I’m sure we can fix this by having RM do another installment of her talk show … said nobody in their right mind!
The current poor morale reflects the multi-stage transformation. Everyone knew that this infatuation with Microsoft Agile munbo jumbo was just horse sh-t distractions from getting the job done. However, because Sr. management was all in, any one who suggested the emperor had no clothes was quickly sidelined. The result was the rise of all the brown noses and marginalization (and in many cases voluntary departure) of the folks that actually knew what they were doing. The predictable result has been one long sprint to the toilet.
Poor morale is a telltale sign of a company lacking in inspiring leadership, lacking in clearly stated long-term goals, lacking in role models and mentors, lacking in effective training, lacking in clear career direction, and fraught with cronyism and favoritism, or even worse, a widespread insinuation of such. Where company tradition (such as Chevron Way) is replaced with trendy consultant-speak. Where counsel is sought from consultants rather than employees. Also where there is no clear distinction between excellent performers and average employees. Where 1st and 2nd level managers do more answering up (spreadsheets and powerpoints) than answering down (explaining policy and strategic direction). Where such individuals are poorly trained to be managers, and thus better at corralling and "ranking" their staff rather than encouraging risk-taking, performance and growth. Where middle managers are jockeying for their next assignment rather than performing well at their current assignment. Where upper management has a myriad of yes-persons between themselves and ordinary employees, and conduct town hall meetings and Q&A with only hand-picked attendees and pre-populated questions. Where you've never had a casual lunch with anyone higher than your immediate manager. Where employee surveys are summarily ignored. Where fast-risers in the company are rewarded for the school they went to, or who they're related to, or (fill in the blank) rather than documented performance. Where such individuals are scorned and detested rather than cheered on as team performers.
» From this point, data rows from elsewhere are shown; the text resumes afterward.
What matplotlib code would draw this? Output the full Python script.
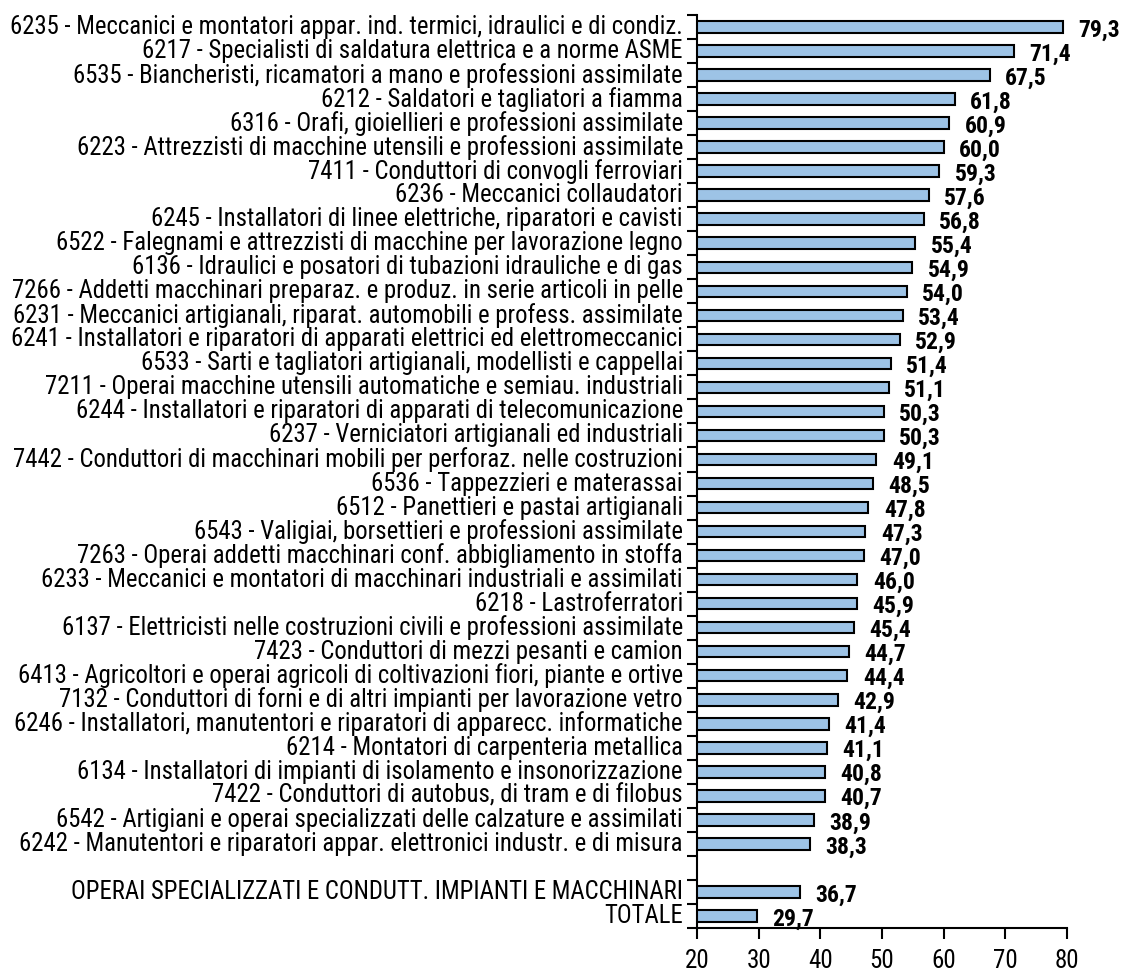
import numpy as np
import matplotlib
matplotlib.use("Agg")
import matplotlib.pyplot as plt
from matplotlib import font_manager

occupations = [
    "6235 - Meccanici e montatori appar. ind. termici, idraulici e di condiz.",
    "6217 - Specialisti di saldatura elettrica e a norme ASME",
    "6535 - Biancheristi, ricamatori a mano e professioni assimilate",
    "6212 - Saldatori e tagliatori a fiamma",
    "6316 - Orafi, gioiellieri e professioni assimilate",
    "6223 - Attrezzisti di macchine utensili e professioni assimilate",
    "7411 - Conduttori di convogli ferroviari",
    "6236 - Meccanici collaudatori",
    "6245 - Installatori di linee elettriche, riparatori e cavisti",
    "6522 - Falegnami e attrezzisti di macchine per lavorazione legno",
    "6136 - Idraulici e posatori di tubazioni idrauliche e di gas",
    "7266 - Addetti macchinari preparaz. e produz. in serie articoli in pelle",
    "6231 - Meccanici artigianali, riparat. automobili e profess. assimilate",
    "6241 - Installatori e riparatori di apparati elettrici ed elettromeccanici",
    "6533 - Sarti e tagliatori artigianali, modellisti e cappellai",
    "7211 - Operai macchine utensili automatiche e semiau. industriali",
    "6244 - Installatori e riparatori di apparati di telecomunicazione",
    "6237 - Verniciatori artigianali ed industriali",
    "7442 - Conduttori di macchinari mobili per perforaz. nelle costruzioni",
    "6536 - Tappezzieri e materassai",
    "6512 - Panettieri e pastai artigianali",
    "6543 - Valigiai, borsettieri e professioni assimilate",
    "7263 - Operai addetti macchinari conf. abbigliamento in stoffa",
    "6233 - Meccanici e montatori di macchinari industriali e assimilati",
    "6218 - Lastroferratori",
    "6137 - Elettricisti nelle costruzioni civili e professioni assimilate",
    "7423 - Conduttori di mezzi pesanti e camion",
    "6413 - Agricoltori e operai agricoli di coltivazioni fiori, piante e ortive",
    "7132 - Conduttori di forni e di altri impianti per lavorazione vetro",
    "6246 - Installatori, manutentori e riparatori di apparecc. informatiche",
    "6214 - Montatori di carpenteria metallica",
    "6134 - Installatori di impianti di isolamento e insonorizzazione",
    "7422 - Conduttori di autobus, di tram e di filobus",
    "6542 - Artigiani e operai specializzati delle calzature e assimilati",
    "6242 - Manutentori e riparatori appar. elettronici industr. e di misura",
]
occ_values = [79.3, 71.4, 67.5, 61.8, 60.9, 60.0, 59.3, 57.6, 56.8, 55.4,
              54.9, 54.0, 53.4, 52.9, 51.4, 51.1, 50.3, 50.3, 49.1, 48.5,
              47.8, 47.3, 47.0, 46.0, 45.9, 45.4, 44.7, 44.4, 42.9, 41.4,
              41.1, 40.8, 40.7, 38.9, 38.3]
totals = ["OPERAI SPECIALIZZATI E CONDUTT. IMPIANTI E MACCHINARI", "TOTALE"]
tot_values = [36.7, 29.7]

names = set(f.name for f in font_manager.fontManager.ttflist)
font = "DejaVu Sans"
for cand in ["Liberation Sans Narrow", "Arial Narrow", "Roboto Condensed", "Archivo Narrow"]:
    if cand in names:
        font = cand
        break
plt.rcParams['font.family'] = [font, 'DejaVu Sans']

labels = occupations + [""] + totals
values = occ_values + [np.nan] + tot_values
pos = np.arange(len(labels))

fig = plt.figure(figsize=(11.24, 9.69), dpi=100)
ax = fig.add_axes([697/1124, 1-928/969, 370/1124, (928-15)/969])

ax.barh(pos, values, height=0.48, left=0, color="#9dc3e6", edgecolor="black", linewidth=1.5)
ax.set_xlim(20, 80)
ax.set_ylim(len(labels)-0.5, -0.5)

# value labels, bold, a bit right of and below the bar end
for p, v in zip(pos, values):
    if np.isnan(v):
        continue
    ax.text(v + 2.5, p + 0.12, f"{v:.1f}".replace(".", ","), ha="left", va="center",
            fontsize=17, fontweight="bold", clip_on=False)

for p, lab in zip(pos, labels):
    ax.text(-0.038, p, lab, transform=ax.get_yaxis_transform(), ha="right", va="center",
            fontsize=17.8)

ax.set_yticks(np.arange(len(labels)+1) - 0.5)
ax.set_yticklabels([])
ax.set_xticks(np.arange(20, 81, 10))
ax.tick_params(axis="x", labelsize=18, direction="out", length=8, width=1.5, pad=7)
ax.tick_params(axis="y", direction="out", length=7, width=1.5)
for s in ["top", "right"]:
    ax.spines[s].set_visible(False)
for s in ["left", "bottom"]:
    ax.spines[s].set_linewidth(1.5)

fig.savefig("out.png", dpi=100)
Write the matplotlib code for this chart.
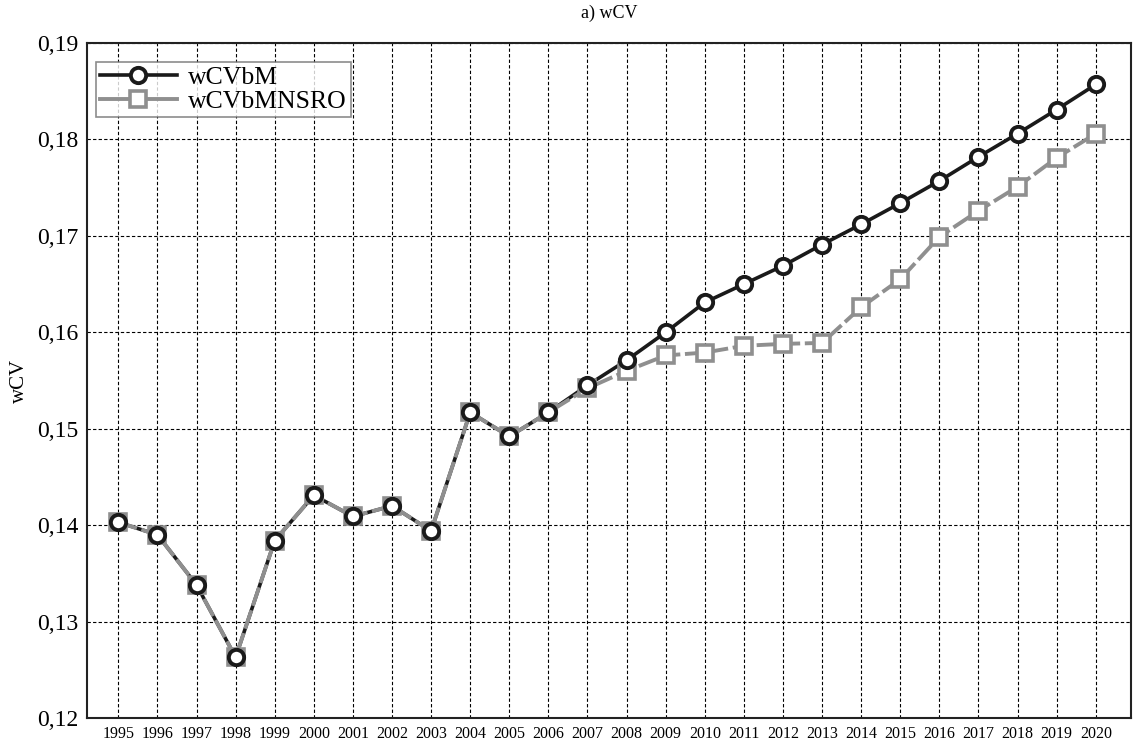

It goes back further than MW.
There was a time Chevron actually cared for its employees. That all stopped with MW, whose only goals are stock buybacks and dividend increases. MW has no use for employees outside of his darling high-pots.
Why are you staying? I heard unemployment is at record lows and there's an extreme worker shortage. Is that not true?
The company is circling the drain. Too much emphasis on DEI, and not enough attention to adding solid reserves in the US. Chevron is a husk of its former self.
You are expected to go above and beyond for what? A 2-3% raise if that
Chevron needs to start appreciating employees if not a lot of people will be gone or you get the bare minimum effort to match the menial raise
May be the ghosts of Enron is haunting the place. One day it will be just like Enron.
Oh, thats what we call “normal”!
It seems MW and management is unrealistic with the increasingly high dividends and share buy backs and they are continuously punishing the employees to make The Street happy. The company will break if they keep it up. One more layoff and I think the people hanging on will move on and they will have no one left.
Never seen morale so low in my several decades working for Chevron. Just a miserable place to work now.
It’s always been bo-m/bust, but it’s been much worse this cycle. We printed money last year and still got punished on CIP and increased budget pressure.